Explicitly, modification information inside tuples of base classes covers insertions, deletions and updates related to objects in those classes. On the other hand, modification tuples of virtual classes do not contain update information because updates are solely performed against base classes in our model. Furthermore, modifications performed on a class are always registered inside the last tuple in its modification list and a modification list is ordered such that its tail is the tuple holding the identifier of the most recently accessed view. On accessing a view, it is required to consider the union of modifications not known to that view because they have been made after its last update.
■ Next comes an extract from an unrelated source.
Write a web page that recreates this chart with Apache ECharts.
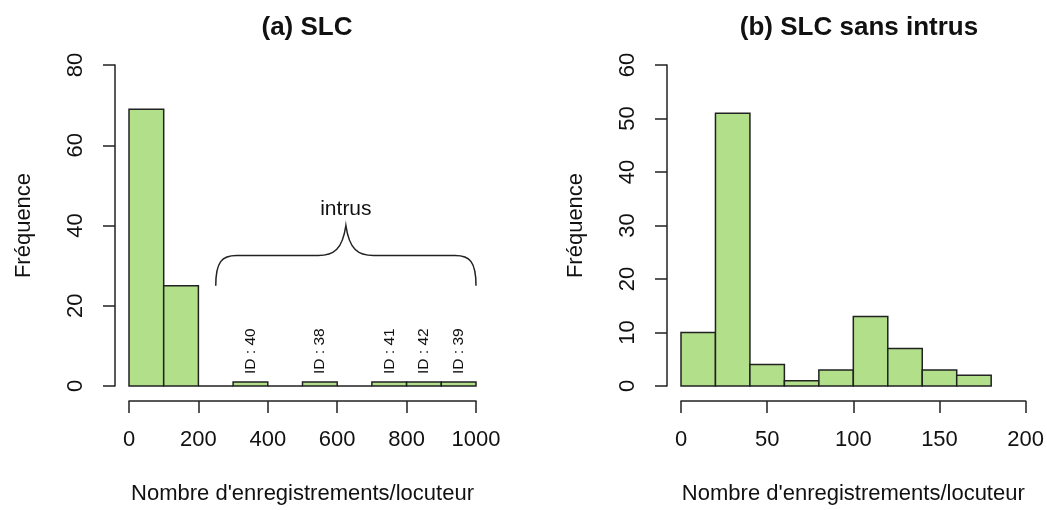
<!DOCTYPE html>
<html>
<head>
<meta charset="utf-8">
<script src="https://cdn.jsdelivr.net/npm/echarts@6/dist/echarts.min.js"></script>
<style>
html,body{margin:0;padding:0;background:#fff;}
#c{width:1047px;height:510px;}
</style>
</head>
<body>
<div id="c"></div>
<script>
// ---- data ----
const breaksA = [0, 100, 200, 300, 400, 500, 600, 700, 800, 900, 1000];
const countsA = [69, 25, 0, 1, 0, 1, 0, 1, 1, 1];
const breaksB = [0, 20, 40, 60, 80, 100, 120, 140, 160, 180];
const countsB = [10, 51, 4, 1, 3, 13, 7, 3, 2];
const idX = [350, 550, 750, 850, 950];
const idLabels = ['ID : 40', 'ID : 38', 'ID : 41', 'ID : 42', 'ID : 39'];
const idY = 3;
// brace annotation (data coords): left x, right x, base y, flat y, tip y
const brace = [250, 1000, 25, 32.5, 40];
const braceLabel = 'intrus';
const braceLabelY = 44;
const titles = ['(a) SLC', '(b) SLC sans intrus'];
const xName = "Nombre d'enregistrements/locuteur";
const yName = 'Fréquence';

const FONT = '"Liberation Sans", Arial, sans-serif';
const FILL = '#B2DF8A';
const INK = '#222';

function binData(breaks, counts) {
  return counts.map((c, i) => [breaks[i], breaks[i + 1], c]);
}

function histRender(params, api) {
  const a = api.coord([api.value(0), api.value(2)]);
  const b = api.coord([api.value(1), 0]);
  return {
    type: 'polygon',
    shape: { points: [[a[0], b[1]], [a[0], a[1]], [b[0], a[1]], [b[0], b[1]]] },
    style: { fill: FILL, stroke: INK, lineWidth: 1.5 }
  };
}

function xAxisCfg(grid, max, interval) {
  return {
    type: 'value', gridIndex: grid, min: 0, max: max, interval: interval,
    position: 'bottom', offset: 15,
    name: xName, nameLocation: 'middle', nameGap: 82,
    nameTextStyle: { fontFamily: FONT, fontSize: 22, color: '#111' },
    axisLine: { show: true, onZero: false, lineStyle: { color: INK, width: 1.5 } },
    axisTick: { show: true, length: 12, lineStyle: { color: INK, width: 1.5 } },
    axisLabel: { fontFamily: FONT, fontSize: 22, color: '#111', margin: 28,
                 formatter: v => String(v) },
    splitLine: { show: false }
  };
}
function yAxisCfg(grid, max, interval) {
  return {
    type: 'value', gridIndex: grid, min: 0, max: max, interval: interval,
    position: 'left', offset: 14,
    name: yName, nameLocation: 'middle', nameGap: 80,
    nameTextStyle: { fontFamily: FONT, fontSize: 22, color: '#111' },
    axisLine: { show: true, onZero: false, lineStyle: { color: INK, width: 1.5 } },
    axisTick: { show: true, length: 12, lineStyle: { color: INK, width: 1.5 } },
    axisLabel: { fontFamily: FONT, fontSize: 22, color: '#111', margin: 28, rotate: 90,
                 formatter: v => String(v) },
    splitLine: { show: false }
  };
}

const chart = echarts.init(document.getElementById('c'), null, { renderer: 'canvas' });
chart.setOption({
  backgroundColor: '#fff',
  animation: false,
  title: [
    { text: titles[0], left: 302, top: 10, textAlign: 'center',
      textStyle: { fontFamily: FONT, fontSize: 26, fontWeight: 'bold', color: '#111' } },
    { text: titles[1], left: 854, top: 10, textAlign: 'center',
      textStyle: { fontFamily: FONT, fontSize: 26, fontWeight: 'bold', color: '#111' } }
  ],
  grid: [
    { left: 129, width: 347, top: 65, height: 322 },
    { left: 681, width: 347, top: 65, height: 322 }
  ],
  xAxis: [xAxisCfg(0, 1000, 200), xAxisCfg(1, 200, 50)],
  yAxis: [yAxisCfg(0, 80, 20), yAxisCfg(1, 60, 10)],
  series: [
    { type: 'custom', xAxisIndex: 0, yAxisIndex: 0, data: binData(breaksA, countsA),
      renderItem: histRender, encode: { x: [0, 1], y: 2 } },
    { type: 'custom', xAxisIndex: 1, yAxisIndex: 1, data: binData(breaksB, countsB),
      renderItem: histRender, encode: { x: [0, 1], y: 2 } },
    { type: 'custom', xAxisIndex: 0, yAxisIndex: 0,
      data: idX.map((x, i) => [x, idY, idLabels[i]]),
      renderItem: function (params, api) {
        const p = api.coord([api.value(0), api.value(1)]);
        return {
          type: 'text', x: p[0], y: p[1], rotation: Math.PI / 2,
          style: { text: idLabels[params.dataIndex], fontFamily: FONT, fontSize: 15.5,
                   fill: '#111', align: 'left', verticalAlign: 'middle' }
        };
      } },
    { type: 'custom', xAxisIndex: 0, yAxisIndex: 0, data: [brace],
      renderItem: function (params, api) {
        const x0 = api.value(0), x1 = api.value(1), yb = api.value(2), yf = api.value(3), yt = api.value(4);
        const xm = (x0 + x1) / 2;
        const c = (x, y) => api.coord([x, y]);
        const P = (pt) => pt[0].toFixed(2) + ' ' + pt[1].toFixed(2);
        const d =
          'M ' + P(c(x0, yb)) +
          ' C ' + P(c(x0, yf - 1.5)) + ' ' + P(c(x0 + 18, yf)) + ' ' + P(c(x0 + 60, yf)) +
          ' L ' + P(c(xm - 80, yf)) +
          ' C ' + P(c(xm - 35, yf)) + ' ' + P(c(xm - 10, yf + 1.5)) + ' ' + P(c(xm, yt)) +
          ' C ' + P(c(xm + 10, yf + 1.5)) + ' ' + P(c(xm + 35, yf)) + ' ' + P(c(xm + 80, yf)) +
          ' L ' + P(c(x1 - 60, yf)) +
          ' C ' + P(c(x1 - 18, yf)) + ' ' + P(c(x1, yf - 1.5)) + ' ' + P(c(x1, yb));
        const lp = c(xm, braceLabelY);
        return {
          type: 'group',
          children: [
            { type: 'path', shape: { pathData: d },
              style: { fill: 'none', stroke: INK, lineWidth: 1.5 } },
            { type: 'text', x: lp[0], y: lp[1],
              style: { text: braceLabel, fontFamily: FONT, fontSize: 21, fill: '#111',
                       align: 'center', verticalAlign: 'middle' } }
          ]
        };
      } }
  ]
});
</script>
</body>
</html>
Such modifications are present in the sequence of tuples starting with the one holding the identifier of the given view until the end of a modification list because the order of modification tuples inside a modification list reflects the access order of their corresponding views. The tuple at the head of a modification list corresponds to the least recently accessed view. Therefore, on accessing that view, it is necessary to consider all modifications present inside the list, i.e., taking the union of the modifications in all the tuples within the list. On the other hand, the tail tuple of a modification list corresponds to the most recently accessed view and only modifications found in that tuple need to be reflected to that view on update. As a view is updated, the modification sets in the tuple holding the identifier of that view are merged with the corresponding sets of its immediate predecessor tuple in the same list. Then, a new tuple holding the same view identifier with empty modification sets is appended at the tail of that list; to mark the starting point of the forthcoming update to that view. Finally, different algorithms have been developed to reflect modifications to virtual classes as they are accessed.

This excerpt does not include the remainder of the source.